(250a) Modeling Adsorption And Desorption In Ordered Mesoporous Materials

The field of porous materials research has been revolutionized by the synthesis of more ordered mesoporous silica materials via templated self-assembly processes[1]. Materials such as MCM-41, MCM-48, SBA-16 etc. exhibit a relatively high degree of geometrical order on the mesopore length scale and are thus excellent test beds for theories of adsorption, particularly those based on molecular concepts. Many studies of these systems have been made using density functional theory [2] and Monte Carlo simulations [3] for molecular models with geometries representative of the real materials. Such studies reveal important insights into the molecular level behavior and provide a basis for new methods for isotherm analysis and characterization. However, it could be argued that none of the calculations made thus far provides truly quantitative agreement with experiment over the full range of the adsorption and desorption isotherms - including any hysteresis present.

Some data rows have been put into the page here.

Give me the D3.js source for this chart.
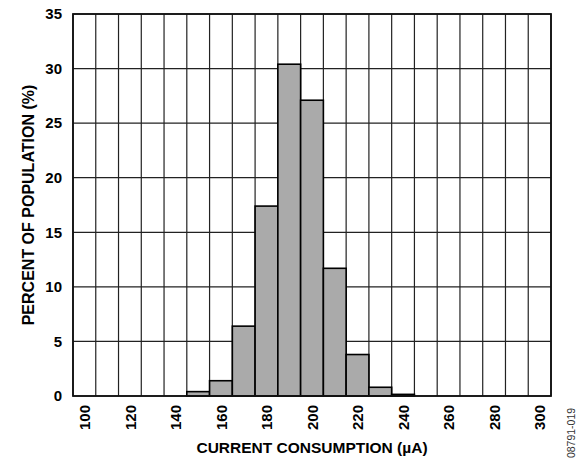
<!DOCTYPE html>
<html>
<head>
<meta charset="utf-8">
<script src="https://cdn.jsdelivr.net/npm/d3@7"></script>
<style>
  html, body { margin: 0; padding: 0; background: #fff; }
  svg { display: block; }
  text { font-family: Arial, "Liberation Sans", sans-serif; }
</style>
</head>
<body>
<script>
// Bin centers (µA) and percent of population
const binCenters = [100,110,120,130,140,150,160,170,180,190,200,210,220,230,240,250,260,270,280,290,300];
const percents   = [0,0,0,0,0,0.4,1.4,6.4,17.4,30.4,27.1,11.7,3.8,0.8,0.15,0,0,0,0,0,0];
const xTickLabels = [100,120,140,160,180,200,220,240,260,280,300];
const yTickLabels = [0,5,10,15,20,25,30,35];
const binWidth = 10;

const W = 587, H = 460;
const margin = { left: 73, right: W - 551, top: 14, bottom: H - 396 };
const iw = W - margin.left - margin.right;
const ih = H - margin.top - margin.bottom;
const FONT = "Arial, 'Liberation Sans', sans-serif";

const svg = d3.select("body").append("svg").attr("width", W).attr("height", H);
const g = svg.append("g").attr("transform", `translate(${margin.left},${margin.top})`);

const x = d3.scaleLinear().domain([95, 305]).range([0, iw]);
const y = d3.scaleLinear().domain([0, 35]).range([ih, 0]);

g.append("rect").attr("width", iw).attr("height", ih).attr("fill", "#fff");

// vertical gridlines at bin edges
const edges = d3.range(95, 306, 10);
g.append("g").selectAll("line").data(edges).join("line")
  .attr("x1", d => x(d)).attr("x2", d => x(d))
  .attr("y1", 0).attr("y2", ih)
  .attr("stroke", "#222").attr("stroke-width", 1.2);

// horizontal gridlines
g.append("g").selectAll("line").data(yTickLabels).join("line")
  .attr("x1", 0).attr("x2", iw)
  .attr("y1", d => y(d)).attr("y2", d => y(d))
  .attr("stroke", "#222").attr("stroke-width", 1.2);

// bars
const data = binCenters.map((c, i) => ({ c, v: percents[i] })).filter(d => d.v > 0);
g.append("g").selectAll("rect").data(data).join("rect")
  .attr("x", d => x(d.c - binWidth / 2))
  .attr("width", d => x(d.c + binWidth / 2) - x(d.c - binWidth / 2))
  .attr("y", d => y(d.v))
  .attr("height", d => y(0) - y(d.v))
  .attr("fill", "#aaaaaa")
  .attr("stroke", "#000")
  .attr("stroke-width", 1.6);

// frame
g.append("rect").attr("width", iw).attr("height", ih)
  .attr("fill", "none").attr("stroke", "#111").attr("stroke-width", 1.8);

// y axis labels
const yAxis = d3.axisLeft(y).tickValues(yTickLabels).tickSize(0).tickPadding(11);
const ya = g.append("g").call(yAxis);
ya.select(".domain").remove();
ya.selectAll("text").attr("font-size", 15).attr("font-weight", "bold").attr("fill", "#000")
  .attr("font-family", FONT);

// x axis labels (rotated)
const xAxis = d3.axisBottom(x).tickValues(xTickLabels).tickSize(0).tickFormat(d3.format("d"));
const xa = g.append("g").attr("transform", `translate(0,${ih})`).call(xAxis);
xa.select(".domain").remove();
xa.selectAll("text")
  .attr("font-size", 15).attr("font-weight", "bold").attr("fill", "#000")
  .attr("font-family", FONT)
  .attr("transform", "rotate(-90)")
  .attr("text-anchor", "end")
  .attr("x", -9).attr("y", 0).attr("dy", "0.35em");

// axis titles
svg.append("text")
  .attr("x", margin.left + iw / 2).attr("y", 453)
  .attr("text-anchor", "middle")
  .attr("font-size", 15.5).attr("font-weight", "bold")
  .text("CURRENT CONSUMPTION (µA)");

svg.append("text")
  .attr("transform", `translate(34,205) rotate(-90)`)
  .attr("text-anchor", "middle")
  .attr("font-size", 16).attr("font-weight", "bold")
  .text("PERCENT OF POPULATION (%)");

svg.append("text")
  .attr("transform", `translate(575,433) rotate(-90)`)
  .attr("text-anchor", "middle")
  .attr("font-size", 10.5).attr("fill", "#333")
  .text("08791-019");
</script>
</body>
</html>
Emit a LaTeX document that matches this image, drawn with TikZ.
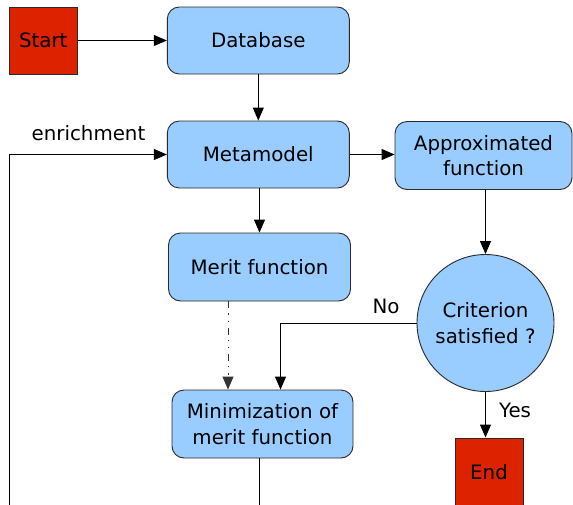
\documentclass[tikz,border=0pt]{standalone}
\usepackage{fontspec}
\setmainfont{DejaVu Sans}
\usetikzlibrary{arrows.meta,shapes.geometric}
\definecolor{boxblue}{HTML}{99CCFF}
\definecolor{boxred}{HTML}{DD2200}
\definecolor{edge}{HTML}{2A2A2A}
\tikzset{
  every node/.style={font=\fontsize{19.8}{25.5}\selectfont, text=black},
  blockbox/.style={draw=edge, fill=boxblue, line width=0.9pt, rounded corners=12pt,
    minimum width=182pt, minimum height=67pt, inner sep=0pt, align=center},
  termbox/.style={draw=edge, fill=boxred, line width=1pt,
    minimum width=68pt, minimum height=67pt, inner sep=0pt, align=center},
  decisioncircle/.style={draw=edge, fill=boxblue, line width=0.9pt, circle,
    minimum size=137pt, inner sep=0pt, align=center},
  conn/.style={line width=1pt, draw=black, -{Triangle[length=13pt,width=11pt]}},
  dashdotconn/.style={line width=0.9pt, draw=black!80,
    dash pattern=on 7pt off 5pt on 1.2pt off 6pt on 1.2pt off 6pt,
    -{Triangle[length=13pt,width=11pt]}},
  lbl/.style={inner sep=0pt}
}
\begin{document}
\begin{tikzpicture}[x=1pt,y=-1pt]
\useasboundingbox (0,0) rectangle (573,504);
\node[termbox] (start) at (43.3,40.5) {Start};
\node[blockbox] (db) at (258.3,40.5) {Database};
\node[blockbox] (meta) at (258.3,154.5) {Metamodel};
\node[blockbox, minimum width=177pt, minimum height=68pt] (approx) at (483.5,155.5) {Approximated\\function};
\node[blockbox, minimum height=68pt] (merit) at (259.5,267) {Merit function};
\node[decisioncircle] (crit) at (485.5,323) {Criterion\\satisfied ?};
\node[blockbox, minimum width=181pt, minimum height=68pt] (mini) at (262.5,424) {Minimization of\\merit function};
\node[termbox, minimum height=68pt] (end) at (489,472) {End};

\node[lbl] (enr) at (88.5,133) {enrichment};
\node[lbl] (no) at (386,306) {No};
\node[lbl] (yes) at (515,410) {Yes};

\coordinate (loopL) at (9,540);
\coordinate (ddX) at (228,0);
\coordinate (noX) at (280.5,0);

\draw[conn] (start.east) -- (db.west);
\draw[conn] (db.south) -- (meta.north);
\draw[conn] (meta.east) -- (meta.east -| approx.west);
\draw[conn] (meta.south -| merit.south) -- (merit.north);
\draw[conn] (crit.north |- approx.south) -- (crit.north);
\draw[conn] (crit.west) -| (mini.north -| noX);
\draw[conn] (crit.south) -- (crit.south |- end.north);
\draw[dashdotconn] (merit.south -| ddX) -- (mini.north -| ddX);
\draw[conn] (mini.south -| merit.south) |- (loopL) |- (meta.west);
\end{tikzpicture}
\end{document}
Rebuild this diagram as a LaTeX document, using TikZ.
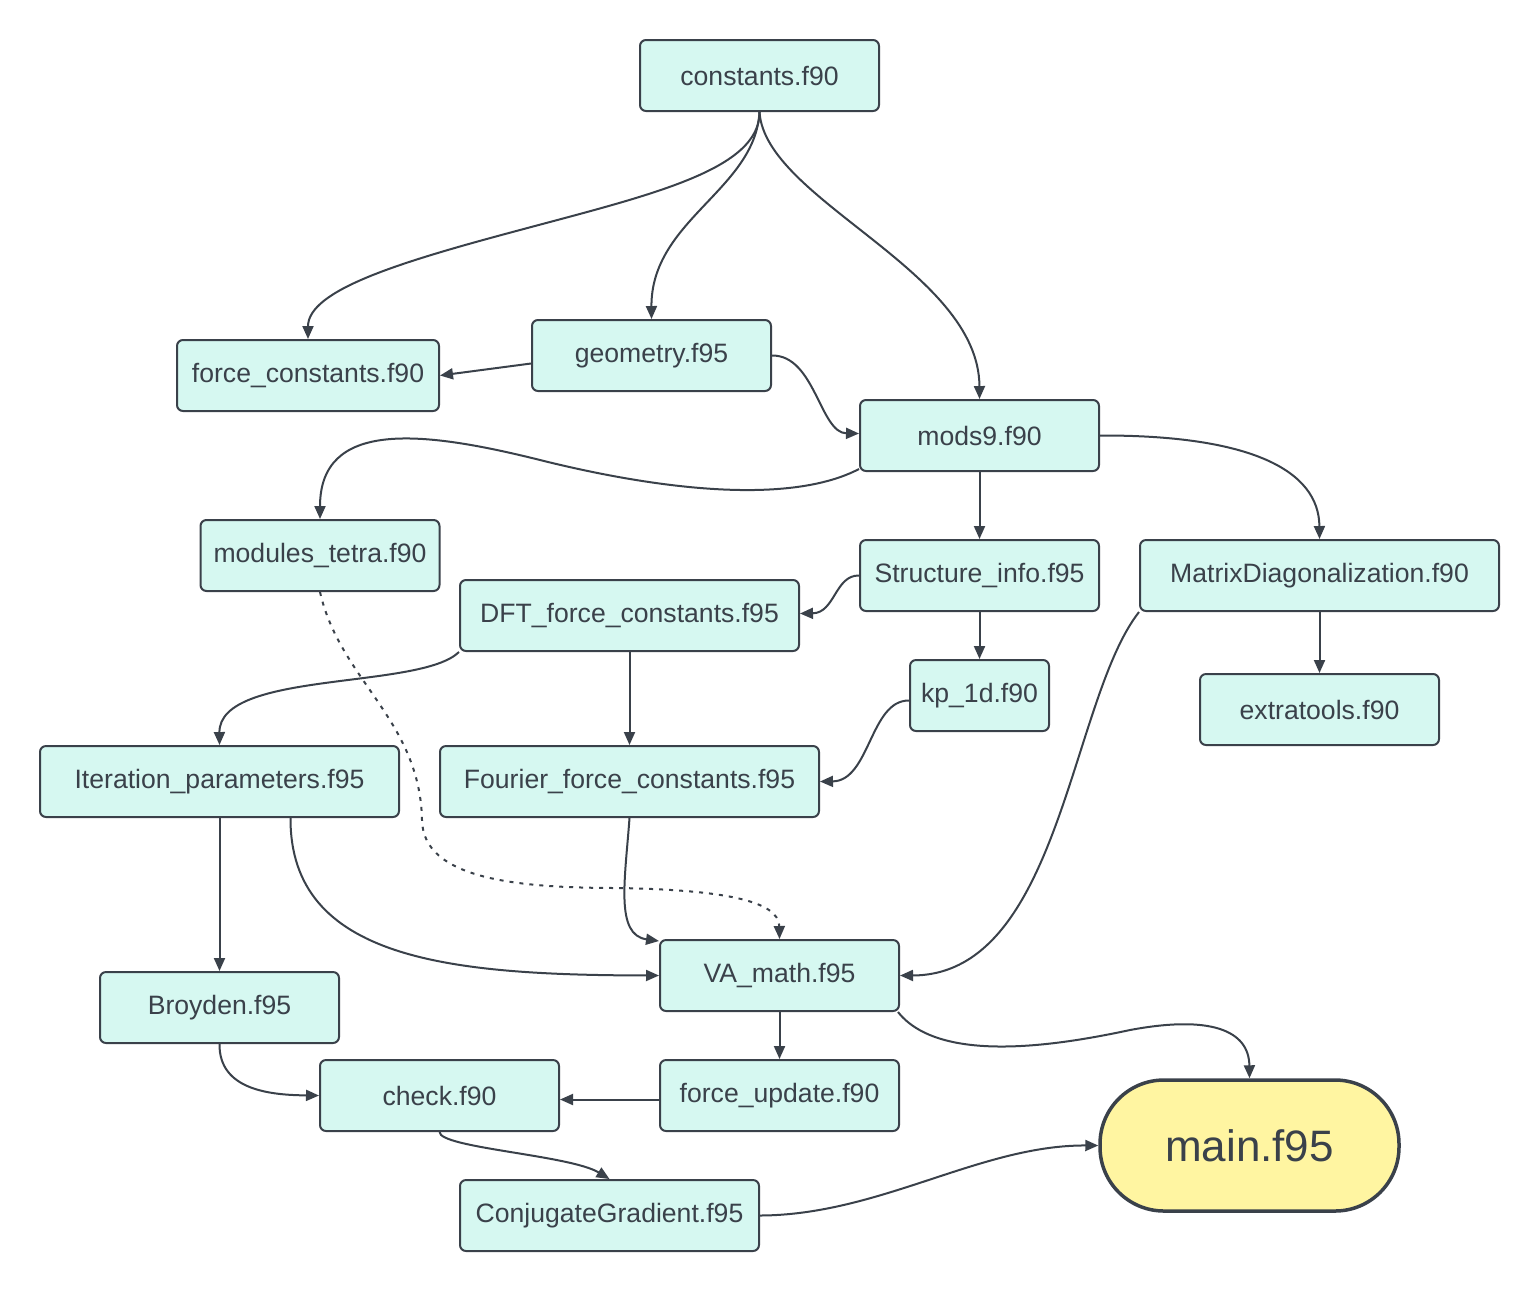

In this work we explore some of the issues that underlie this and describe how much improved agreement with experiment can be obtained from Monte Carlo simulations of molecular models. We focus on the cases of MCM-41, based on the cylindrical pore geometry, and MCM-48 and SBA-16, based on minimal surface pore geometries.

While these materials display a substantial degree of geometric order, we have found that the inclusion of some disorder into the models is necessary to reproduce the behavior seen in experiments. In our work we do this by including: i) variations in pore size across the sample through averaging over a pore size distribution; ii) surface roughness in the pore walls; iii) constrictions within the pores. We describe an accurate method for interpolating adsorption and desorption isotherms, which makes it possible to efficiently average Monte Carlo simulation results over pore sizes sampled from a distribution.

1. Beck, J.S., et al., J. Am. Chem. Soc., 1992, 114, 10834; Zhao, D.Y., et al., J. Am. Chem. Soc., 1998. 120, 6024. 2. Ravikovitch, P.I., A. Vishnyakov, and A.V. Neimark, Phys. Rev. E, 2001, 64, 011602. 3. Schumacher, C., et al., J. Phys. Chem. B, 2006, 110, 319; Coasne, B., et al., Langmuir, 2006. 22, 194.